Whether you’re a cat lover or just here for the laughs, these funny puns might tickle your whiskers! 

Do you want to hear a bad cat joke? Just kitten.

What do you call a cat on ice? One cool cat.

What do you call a cat wearing shoes? A puss in boots.

What did you call the cat next door 800,000 years ago? A neighbor-toothed tiger.

Why was the poor man shaking a cat? To see if there was any money in the kitty.

Why don’t cats like online shopping? They prefer a cat-alogue.

What did the cat on the smart phone say? Can you hear meow?

Where does a cat go when it loses its tail? The re-tail store.
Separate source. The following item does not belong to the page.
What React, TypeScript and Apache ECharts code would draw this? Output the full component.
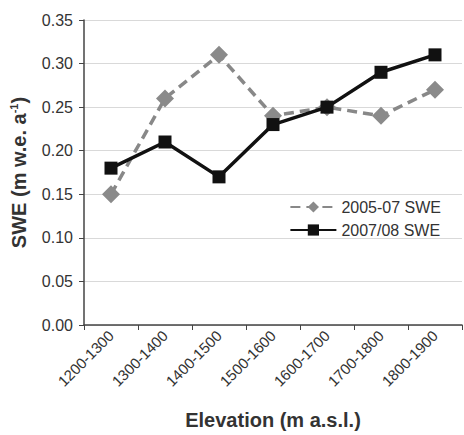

Why are cats so good at video games? Because they have nine lives.

How do you mail a cat? Use fur-class mail.

What animals are the best pets? Cats, because they are purr-fect.

What’s another name for a cat’s house? A scratch pad.

Why did the cat wear a fancy dress? She was feline fine.

What did the alien say to the cat? Take me to your litter.

What was the Cat In the Hat doing on the toilet? Thing one and thing two.

How do cats stop crimes? They call claw enforcement.

What’s a cat’s favorite dessert? Chocolate mouse.

Why was the cat so agitated? He was in a bad mewd.

What’s a cat’s favorite color? Purr-ple.

What should you tell people when you’re looking for Captain Marvel’s cat? That you’re on a wild Goose chase.

More witty cat puns

I’ve got tons of hilarious cat puns, it’s hard to narrow them down. Take a paws and have a read of these!

What did the cat say when it was confused? I’m purr-plexed.

What do cats use to make coffee? A purr-colator.

What is a cat’s favorite season? Pawtumn.

What is a cat’s favorite kitchen tool? The whisker.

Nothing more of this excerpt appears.